IPv6 cookbook - was RA vs. DHCPv6 discussion

Chris Buckridge chrisb at ripe.net
Thu Jun 3 17:10:39 CEST 2010


On 3 Jun 2010, at 16:40, Tim Chown wrote:

>
> On 2 Jun 2010, at 09:13, <michael.dillon at bt.com> <michael.dillon at bt.com 
> > wrote:
>
>>> I do have a sense of deja-vu in a lot of instances, and all this has
>>> been
>>> covered before:  you're correct.  I also agree that existing sites
>>> simply
>>> need updating or new ownership just to get them pushed along.  I'm
>>> currently facing that as I go throw my own IPv6 planning for another
>>> group.
>>
>> Neither the 6net or the Janet sites are "cookbooks", neither are  
>> wikis,
>> and there is no easy way to update them. A cookbook should allow  
>> anyone
>> to post their recipe/solution for a problem that they have faced,
>> without requiring any bureaucratic process of contacting site owners.
>>
>> Hopefully the ARIN wiki already has links to the 6net and Janet
>> resources.
>
> As the author of the JANET guide, and a contributor to the 6NET  
> Deployment Guide, I can maybe comment on both a little.
>
> I would say that it's unlikely the 6NET book will be updated, though  
> some of the original contributors have had some discussion about the  
> possibility.   The original text was just one of 100+ deliverables/ 
> outputs of a project that ran from 2002-2005.    Despite its age, a  
> surprising amount of the guide is still accurate.    The 'problem'  
> probably lies more with what's not included, e.g. new perspectives  
> and solutions for IPv4/IPv6 integration (6rd, Teredo, NAT64,  
> etc).    I am seeing if we can somehow distill the Word source into  
> something wikifiable - I don't believe there should be any copyright  
> issues on that, as it was produced largely by public funding (6NET  
> being an EU IST project).
>
> As it happens I'm updating the JANET guide this month, and in  
> parallel helping JANET(UK) produce some new IPv6 training material  
> for network administrators.   Any comments on what to add to the  
> JANET guide are welcome by direct mail.    This text would stay in  
> fixed PDF form though as its a JANET-branded publication (JANET  
> being the UK academic network).    I can certainly try to rewrite  
> the updated bits in a more 'generalised' way to be more widely  
> applicable.
>
> Tim

I'm one of the people at the RIPE NCC responsible for the IPv6 Act Now  
website (http://www.ipv6actnow.org). It's not a website that can be  
edited by users, so is probably not directly suited to the "cookbook"  
format (though it does have links to resources like the 6Deploy site  
and ARIN wiki). However, various RIRs do have a number of options that  
might work well for this. Michael has already mentioned the ARIN IPv6  
Wiki; RIPE Labs is another site that could be a good platform for  
this. (http://labs.ripe.net)

RIPE Labs is already hosting a couple of IPv6-related resources that  
users can have input to (and will shortly have a functionality upgrade  
that will make direct user updates even easier):

The IPv6 CPE Survey: http://labs.ripe.net/content/ipv6-cpe-survey
Based on work already done by Marco Hogewoning, this was published  
only a couple of days ago and we plan to grow it into an extensive  
summary of CPEs and their IPv6 ability.

IPv6 Measurements: A Compilation: http://labs.ripe.net/content/ipv6-measurement-compilation
A list of various IPv6 measurements from around the web.

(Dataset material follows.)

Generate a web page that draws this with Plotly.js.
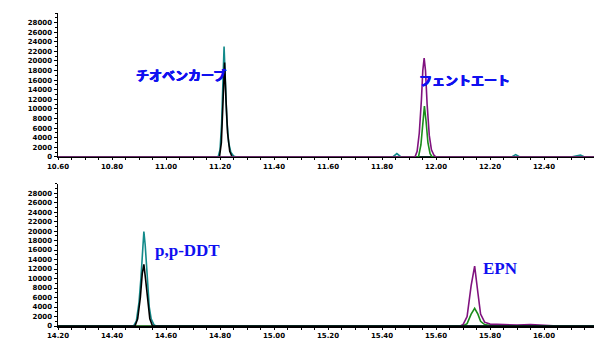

We'd be happy to to provide RIPE Labs as a platform for the cookbook,  
and help out, where necessary, with collating some of the information.  
To that end, I've started a forum topic on Labs where people could  
post the type of information that you would like to see included:
http://labs.ripe.net/content/ipv6-cookbook-looking-ingredients

Depending on the response, we can then consider how best to proceed  
with editing/collating the information provided.